На прощание я сфотографировалась с этим браслетом, даже поплакала над ним.

— Вам так дорога эта вещь? — не выдержал Федор Андреевич.

— Это же Фаберже. — благоговейно прошептала я. — Мне его все равно не одеть, но даже шанс потрогать бы никогда не выпал.

Он изумился.

— В городе несколько магазинов торгуют их изделиями, и далеко не все из них стоят астрономических сумм.

— В вашем городе. В наших городах за яйцами Фаберже охотятся коллекционеры и все несколько десятков сохранившихся изделий хранятся в далеких сейфах у сверхбогачей.

— Фаберже?

— Ну как Вам объяснить… Вот представьте, что есть бриллиант с кулак размером бирюзового цвета. Таких в мире мало, а шансы их увидеть — ничтожны. И больше такого не добудут, потому что место добычи провалилось в бездну. Наше место добычи провалилось в бездну в 1917, заодно прихватив множество сокровищ и их владельцев.

Он хотел что-то сказать, но замолчал.

— Тогда не стоит это продавать.

— Не в том дело. Я все равно не смогу с ним… Но это же Фаберже… Я в детстве мечтала вот об этой штуке. — Быстро нашла в поисковике нужную картинку — пасхальное яйцо «Клевер». Его сделают в 1902 году. Красиво, правда?

Он неопределенно фыркнул.

— Обычно женщинам нравится, чтобы много бриллиантов…

— Чтоб «бохато»? — рассмеялась я. — Такое бы вообще без драгоценных камней, только с листками клевера — это было бы очень элегантно. Но подобных вещиц точно история не сберегла.

Помните Вупи Голдберг в «Привидении»? Я с бархатным футляром расставалась почти так же. Но после небольшой заминки мы таки прошли в заурядный ювелирный магазинчик, где мечтательный продавец отвел нас в пыльную подсобку.

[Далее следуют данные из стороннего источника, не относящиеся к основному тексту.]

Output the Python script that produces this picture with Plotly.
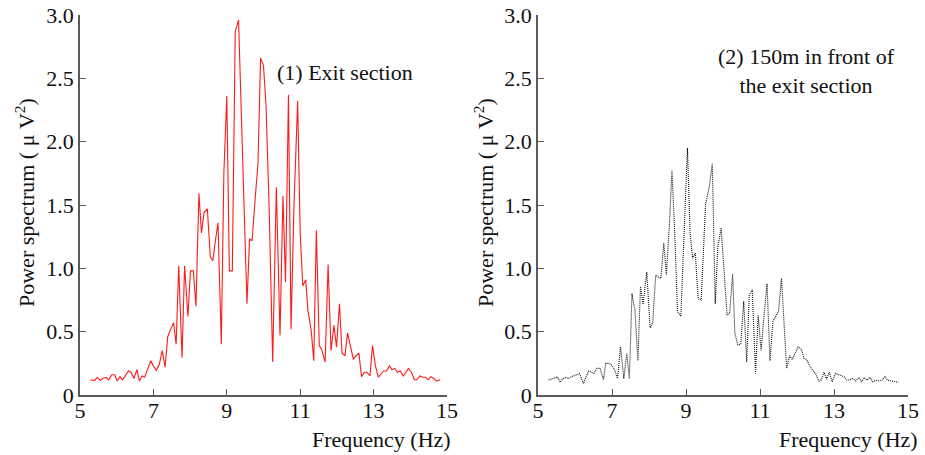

Если бы Ефима Давидовича не было, его бы обязательно придумали. Вообще, я подозреваю, что образ еврейского патриарха он эксплуатирует совершенно сознательно, и старые брюки зря скрывают астрономической роскоши туфли, а кудельки полуседых волос при необходимости можно уложить в прическу психически благополучного гражданина, но имидж — наше все.

— Доброго дня, Ефим Давидович!

— Здравствуй, кисонька! — меня трижды облобызали, сообщили, что похудела, повзрослела, и таки совершенно непонятно, куда смотрят эти поцы, кто не берет меня замуж.

— Познакомьтесь, Ефим Давидович, с моим давним знакомым Федором Андреевичем!

Его оценивающе осмотрели, и увиденное в стандарт не уложилось — гость мой уперся бараном и поехал в собственном костюме.

— Очень рад, очень рад.

Нас устроили на стульях, явно снятых с палубы Ноева ковчега и принялись рассматривать.

— Федор Андреевич хочет продать семейную реликвию. — начала издалека я. — Браслет женский, вторая половина XIX века, Россия.